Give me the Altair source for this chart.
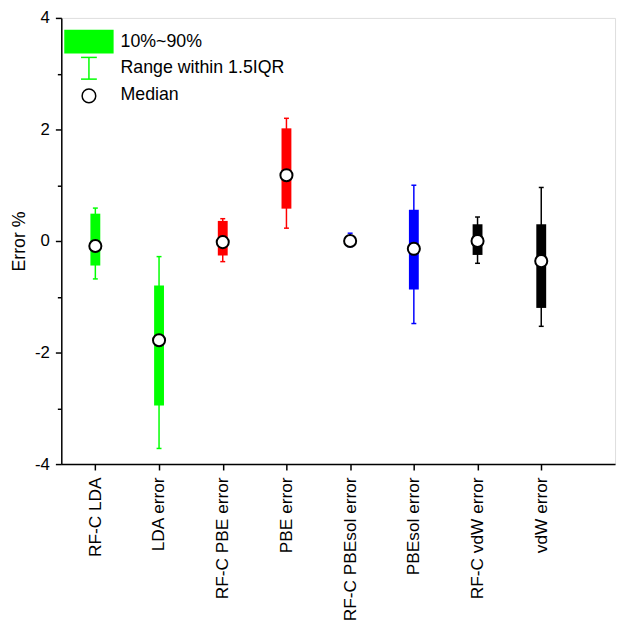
import altair as alt
import pandas as pd

categories = ["RF-C LDA", "LDA error", "RF-C PBE error", "PBE error",
              "RF-C PBEsol error", "PBEsol error", "RF-C vdW error", "vdW error"]
whisker_low = [-0.68, -3.72, -0.37, 0.23, -0.10, -1.48, -0.40, -1.53]
box_low = [-0.44, -2.95, -0.26, 0.58, -0.05, -0.87, -0.25, -1.20]
median = [-0.09, -1.78, -0.02, 1.18, 0.00, -0.14, 0.00, -0.36]
box_high = [0.49, -0.80, 0.36, 2.02, 0.08, 0.56, 0.30, 0.30]
whisker_high = [0.59, -0.28, 0.40, 2.20, 0.14, 1.00, 0.43, 0.96]
colors = ["#00ff00", "#00ff00", "#ff0000", "#ff0000",
          "#0000ff", "#0000ff", "#000000", "#000000"]

legend_labels = ["10%~90%", "Range within 1.5IQR", "Median"]

df = pd.DataFrame({
    "pos": list(range(1, len(categories) + 1)),
    "cat": categories,
    "wlo": whisker_low,
    "blo": box_low,
    "med": median,
    "bhi": box_high,
    "whi": whisker_high,
    "color": colors,
})

FONT = "Liberation Sans"
label_expr = "[" + ",".join(f"'{c}'" for c in categories) + "][datum.value - 1]"

x_enc = alt.X("pos:Q",
              scale=alt.Scale(domain=[0.543, 9.081], nice=False, zero=False),
              axis=alt.Axis(values=list(range(1, 9)), labelExpr=label_expr,
                            labelAngle=-90, labelAlign="right", labelBaseline="middle",
                            labelFont=FONT, labelFontSize=17.5, labelColor="black",
                            tickSize=6, tickColor="black", tickWidth=1.5,
                            domainColor="black", domainWidth=1.5,
                            labelPadding=7, grid=False, title=None))
y_scale = alt.Scale(domain=[-4, 4], nice=False)
y_axis = alt.Axis(values=[-4, -3, -2, -1, 0, 1, 2, 3, 4],
                  labelExpr="datum.value % 2 === 0 ? datum.value : ''",
                  tickSize={"condition": {"test": "datum.value % 2 === 0", "value": 6}, "value": 4},
                  tickColor="black", tickWidth=1.5, domainColor="black", domainWidth=1.5,
                  labelFont=FONT, labelFontSize=17, labelColor="black", labelPadding=6,
                  titleFont=FONT, titleFontSize=18, titleFontWeight="normal",
                  titleColor="black", titlePadding=6, grid=False, title="Error %")

base = alt.Chart(df)

whisk = base.mark_rule(strokeWidth=1.5).encode(
    x=x_enc,
    y=alt.Y("wlo:Q", scale=y_scale, axis=y_axis),
    y2="whi:Q",
    color=alt.Color("color:N", scale=None),
)
cap_lo = base.mark_point(shape="M-1,0L1,0", filled=False, strokeWidth=1.5, size=25, opacity=1).encode(
    x="pos:Q", y="wlo:Q", stroke=alt.Color("color:N", scale=None))
cap_hi = base.mark_point(shape="M-1,0L1,0", filled=False, strokeWidth=1.5, size=25, opacity=1).encode(
    x="pos:Q", y="whi:Q", stroke=alt.Color("color:N", scale=None))
box = base.mark_bar(width=10).encode(
    x="pos:Q", y="blo:Q", y2="bhi:Q", color=alt.Color("color:N", scale=None))
med = base.mark_point(shape="circle", filled=True, fill="white", stroke="black",
                      strokeWidth=2, size=150, opacity=1).encode(
    x="pos:Q", y="med:Q")

# Legend (drawn inside the plot, top-left)
leg_df = pd.DataFrame({"label": legend_labels})
leg_rect = alt.Chart(leg_df.iloc[[0]]).mark_rect(color="#00ff00").encode(
    x=alt.value(3), x2=alt.value(53), y=alt.value(12), y2=alt.value(36))
leg_bar = alt.Chart(leg_df.iloc[[1]]).mark_rule(color="#00ff00", strokeWidth=1.5).encode(
    x=alt.value(28), y=alt.value(40), y2=alt.value(62))
leg_cap1 = alt.Chart(leg_df.iloc[[1]]).mark_rule(color="#00ff00", strokeWidth=1.5).encode(
    x=alt.value(20), x2=alt.value(36), y=alt.value(40))
leg_cap2 = alt.Chart(leg_df.iloc[[1]]).mark_rule(color="#00ff00", strokeWidth=1.5).encode(
    x=alt.value(20), x2=alt.value(36), y=alt.value(62))
leg_circ = alt.Chart(leg_df.iloc[[2]]).mark_point(shape="circle", filled=False, stroke="black",
                                                 strokeWidth=1.5, size=190, opacity=1).encode(
    x=alt.value(28), y=alt.value(79))
leg_text = alt.Chart(leg_df).transform_window(idx="row_number()").transform_calculate(
    ty="datum.idx == 1 ? 24 : (datum.idx == 2 ? 51 : 78)"
).mark_text(align="left", baseline="middle", font=FONT, fontSize=18, color="black").encode(
    x=alt.value(60), y=alt.Y("ty:Q", scale=None), text="label:N")

chart = alt.layer(whisk, cap_lo, cap_hi, box, med,
                  leg_rect, leg_bar, leg_cap1, leg_cap2, leg_circ, leg_text).properties(
    width=561, height=452,
    autosize=alt.AutoSizeParams(type="none"),
    padding={"left": 54, "top": 6, "right": 3, "bottom": 160},
).configure_view(stroke="black", strokeWidth=1.5).configure(background="white")

chart.save("out.html", embed_options={"renderer": "svg", "actions": False})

GIVEN REQUEST
Omit the pictures, and quote the material above exactly as given.

COMPLETE RESPONSE
Give me the Altair source for this chart.
import altair as alt
import pandas as pd

categories = ["RF-C LDA", "LDA error", "RF-C PBE error", "PBE error",
              "RF-C PBEsol error", "PBEsol error", "RF-C vdW error", "vdW error"]
whisker_low = [-0.68, -3.72, -0.37, 0.23, -0.10, -1.48, -0.40, -1.53]
box_low = [-0.44, -2.95, -0.26, 0.58, -0.05, -0.87, -0.25, -1.20]
median = [-0.09, -1.78, -0.02, 1.18, 0.00, -0.14, 0.00, -0.36]
box_high = [0.49, -0.80, 0.36, 2.02, 0.08, 0.56, 0.30, 0.30]
whisker_high = [0.59, -0.28, 0.40, 2.20, 0.14, 1.00, 0.43, 0.96]
colors = ["#00ff00", "#00ff00", "#ff0000", "#ff0000",
          "#0000ff", "#0000ff", "#000000", "#000000"]

legend_labels = ["10%~90%", "Range within 1.5IQR", "Median"]

df = pd.DataFrame({
    "pos": list(range(1, len(categories) + 1)),
    "cat": categories,
    "wlo": whisker_low,
    "blo": box_low,
    "med": median,
    "bhi": box_high,
    "whi": whisker_high,
    "color": colors,
})

FONT = "Liberation Sans"
label_expr = "[" + ",".join(f"'{c}'" for c in categories) + "][datum.value - 1]"

x_enc = alt.X("pos:Q",
              scale=alt.Scale(domain=[0.543, 9.081], nice=False, zero=False),
              axis=alt.Axis(values=list(range(1, 9)), labelExpr=label_expr,
                            labelAngle=-90, labelAlign="right", labelBaseline="middle",
                            labelFont=FONT, labelFontSize=17.5, labelColor="black",
                            tickSize=6, tickColor="black", tickWidth=1.5,
                            domainColor="black", domainWidth=1.5,
                            labelPadding=7, grid=False, title=None))
y_scale = alt.Scale(domain=[-4, 4], nice=False)
y_axis = alt.Axis(values=[-4, -3, -2, -1, 0, 1, 2, 3, 4],
                  labelExpr="datum.value % 2 === 0 ? datum.value : ''",
                  tickSize={"condition": {"test": "datum.value % 2 === 0", "value": 6}, "value": 4},
                  tickColor="black", tickWidth=1.5, domainColor="black", domainWidth=1.5,
                  labelFont=FONT, labelFontSize=17, labelColor="black", labelPadding=6,
                  titleFont=FONT, titleFontSize=18, titleFontWeight="normal",
                  titleColor="black", titlePadding=6, grid=False, title="Error %")

base = alt.Chart(df)

whisk = base.mark_rule(strokeWidth=1.5).encode(
    x=x_enc,
    y=alt.Y("wlo:Q", scale=y_scale, axis=y_axis),
    y2="whi:Q",
    color=alt.Color("color:N", scale=None),
)
cap_lo = base.mark_point(shape="M-1,0L1,0", filled=False, strokeWidth=1.5, size=25, opacity=1).encode(
    x="pos:Q", y="wlo:Q", stroke=alt.Color("color:N", scale=None))
cap_hi = base.mark_point(shape="M-1,0L1,0", filled=False, strokeWidth=1.5, size=25, opacity=1).encode(
    x="pos:Q", y="whi:Q", stroke=alt.Color("color:N", scale=None))
box = base.mark_bar(width=10).encode(
    x="pos:Q", y="blo:Q", y2="bhi:Q", color=alt.Color("color:N", scale=None))
med = base.mark_point(shape="circle", filled=True, fill="white", stroke="black",
                      strokeWidth=2, size=150, opacity=1).encode(
    x="pos:Q", y="med:Q")

# Legend (drawn inside the plot, top-left)
leg_df = pd.DataFrame({"label": legend_labels})
leg_rect = alt.Chart(leg_df.iloc[[0]]).mark_rect(color="#00ff00").encode(
    x=alt.value(3), x2=alt.value(53), y=alt.value(12), y2=alt.value(36))
leg_bar = alt.Chart(leg_df.iloc[[1]]).mark_rule(color="#00ff00", strokeWidth=1.5).encode(
    x=alt.value(28), y=alt.value(40), y2=alt.value(62))
leg_cap1 = alt.Chart(leg_df.iloc[[1]]).mark_rule(color="#00ff00", strokeWidth=1.5).encode(
    x=alt.value(20), x2=alt.value(36), y=alt.value(40))
leg_cap2 = alt.Chart(leg_df.iloc[[1]]).mark_rule(color="#00ff00", strokeWidth=1.5).encode(
    x=alt.value(20), x2=alt.value(36), y=alt.value(62))
leg_circ = alt.Chart(leg_df.iloc[[2]]).mark_point(shape="circle", filled=False, stroke="black",
                                                 strokeWidth=1.5, size=190, opacity=1).encode(
    x=alt.value(28), y=alt.value(79))
leg_text = alt.Chart(leg_df).transform_window(idx="row_number()").transform_calculate(
    ty="datum.idx == 1 ? 24 : (datum.idx == 2 ? 51 : 78)"
).mark_text(align="left", baseline="middle", font=FONT, fontSize=18, color="black").encode(
    x=alt.value(60), y=alt.Y("ty:Q", scale=None), text="label:N")

chart = alt.layer(whisk, cap_lo, cap_hi, box, med,
                  leg_rect, leg_bar, leg_cap1, leg_cap2, leg_circ, leg_text).properties(
    width=561, height=452,
    autosize=alt.AutoSizeParams(type="none"),
    padding={"left": 54, "top": 6, "right": 3, "bottom": 160},
).configure_view(stroke="black", strokeWidth=1.5).configure(background="white")

chart.save("out.html", embed_options={"renderer": "svg", "actions": False})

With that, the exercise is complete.